Study: Older AI Models Exhibit Cognitive Decline, Raising Concerns for Medical Use

A recent study published in the BMJ (December 20, 2024) suggests that artificial intelligence (AI) models, much like humans, may experience a decline in cognitive abilities as they "age." This has significant implications for the growing reliance on AI in medical diagnostics.
Researchers assessed the cognitive performance of several publicly available large language models (LLMs) and chatbots, including DeepAI's ChatGPT, DeepAI's Sonnet, and Alphabet's Gemini, using the Montreal Cognitive Assessment (MoCA) test. The MoCA is commonly used to detect early signs of cognitive impairment, such as those associated with Alzheimer's disease and dementia. The test involves tasks that assess attention, memory, language, visual-spatial skills, and executive function. A score of 26 out of 30 is considered a passing score for humans.
The results revealed that while the LLMs generally performed well in areas like language, attention, and abstraction, they struggled with visual-spatial skills and executive tasks.
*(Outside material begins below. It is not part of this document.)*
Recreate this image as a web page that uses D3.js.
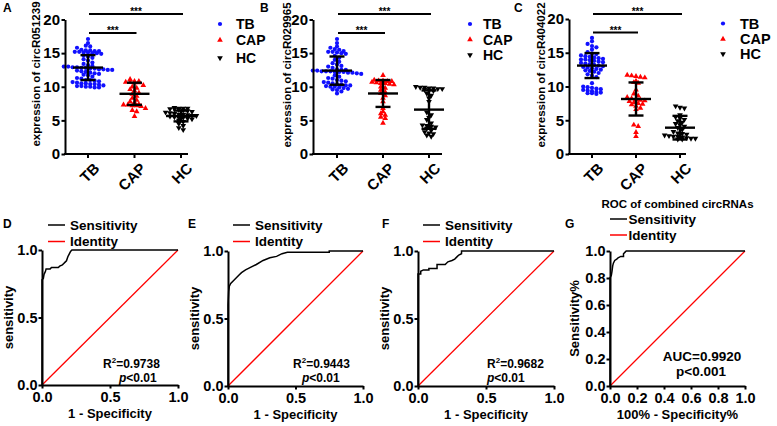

The most recent version of ChatGPT (version 4) scored the highest at 26 out of 30. However, the older Gemini 1.0 LLM scored only 16, suggesting a decline in performance compared to its newer counterpart.
The study's authors emphasize that these findings are observational and not a direct comparison due to fundamental differences between AI and the human brain. They caution that the observed cognitive decline in older LLMs highlights a potential weakness that could limit the use of AI in clinical medicine, particularly for tasks involving visual abstraction and executive function. This raises questions about the reliability of older AI models in medical diagnostics and the impact on patient trust. The study also suggests a new potential role for human neurologists in the care of older AI models.